The request
Write out the opening lines of the data word for word, up to and including the line with "ticks = [0, 20, 40, 60, 80, 100]", and leave every picture and every later line out.
━━━━━━━━━━
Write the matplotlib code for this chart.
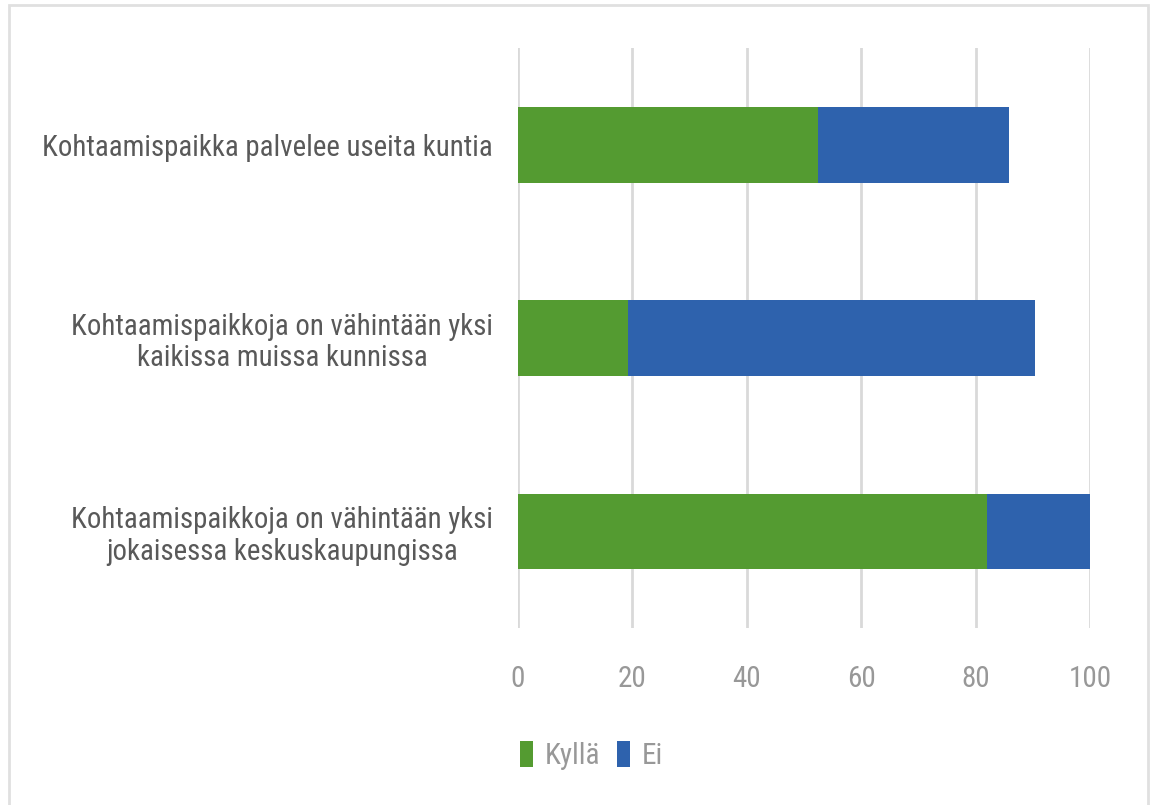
import numpy as np
import matplotlib.pyplot as plt
from matplotlib.patches import Rectangle
from matplotlib import font_manager

# data
categories = ['Kohtaamispaikkoja on vähintään yksi\njokaisessa keskuskaupungissa',
              'Kohtaamispaikkoja on vähintään yksi\nkaikissa muissa kunnissa',
              'Kohtaamispaikka palvelee useita kuntia']
kylla = [82.0, 19.2, 52.4]
ei = [18.0, 71.2, 33.4]
ticks = [0, 20, 40, 60, 80, 100]

names = {f.name for f in font_manager.fontManager.ttflist}
narrow = [n for n in ['Liberation Sans Narrow', 'Roboto Condensed', 'Open Sans Condensed',
                      'Noto Sans Condensed'] if n in names]
if narrow:
    fam, lab_fs, tick_fs = narrow[0], 20.8, 21
else:
    fam, lab_fs, tick_fs = 'Lato', 17.5, 17.5
plt.rcParams['font.family'] = [fam, 'DejaVu Sans']

fig = plt.figure(figsize=(11.51, 8.05), dpi=100)
ax = fig.add_axes([0.45, 0.22, 0.497, 0.72])

green = '#549B31'
blue = '#2E62AD'
y = np.arange(len(categories))
ax.barh(y, kylla, height=0.39, color=green, label='Kyllä', zorder=3)
ax.barh(y, ei, left=kylla, height=0.39, color=blue, label='Ei', zorder=3)

ax.set_xlim(0, 100)
ax.set_ylim(-0.5, 2.5)
ax.set_xticks(ticks)
ax.set_yticks(y)
ax.set_yticklabels(categories, fontsize=lab_fs, color='#595959', linespacing=1.15)
for t in ax.get_yticklabels():
    t.set_multialignment('center')
ax.tick_params(axis='x', labelsize=tick_fs, labelcolor='#989898', length=0, pad=27)
ax.tick_params(axis='y', length=0, pad=18)
ax.grid(axis='x', color='#D9D9D9', linewidth=2, zorder=0)
for s in ax.spines.values():
    s.set_visible(False)

ax.legend(loc='center left', bbox_to_anchor=(-0.042, -0.22), ncol=2, frameon=False,
          fontsize=tick_fs, labelcolor='#989898', handlelength=0.45, handleheight=1.0,
          handletextpad=0.4, columnspacing=0.55)

# outer chart frame
fig.patches.append(Rectangle((9 / 1151, -0.01), 1139 / 1151, 1 - 5 / 805 + 0.01,
                             transform=fig.transFigure, fill=False,
                             edgecolor='#E0E0E0', linewidth=2))

plt.savefig('out.png', dpi=100)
━━━━━━━━━━
Task response
Write the matplotlib code for this chart.
import numpy as np
import matplotlib.pyplot as plt
from matplotlib.patches import Rectangle
from matplotlib import font_manager

# data
categories = ['Kohtaamispaikkoja on vähintään yksi\njokaisessa keskuskaupungissa',
              'Kohtaamispaikkoja on vähintään yksi\nkaikissa muissa kunnissa',
              'Kohtaamispaikka palvelee useita kuntia']
kylla = [82.0, 19.2, 52.4]
ei = [18.0, 71.2, 33.4]
ticks = [0, 20, 40, 60, 80, 100]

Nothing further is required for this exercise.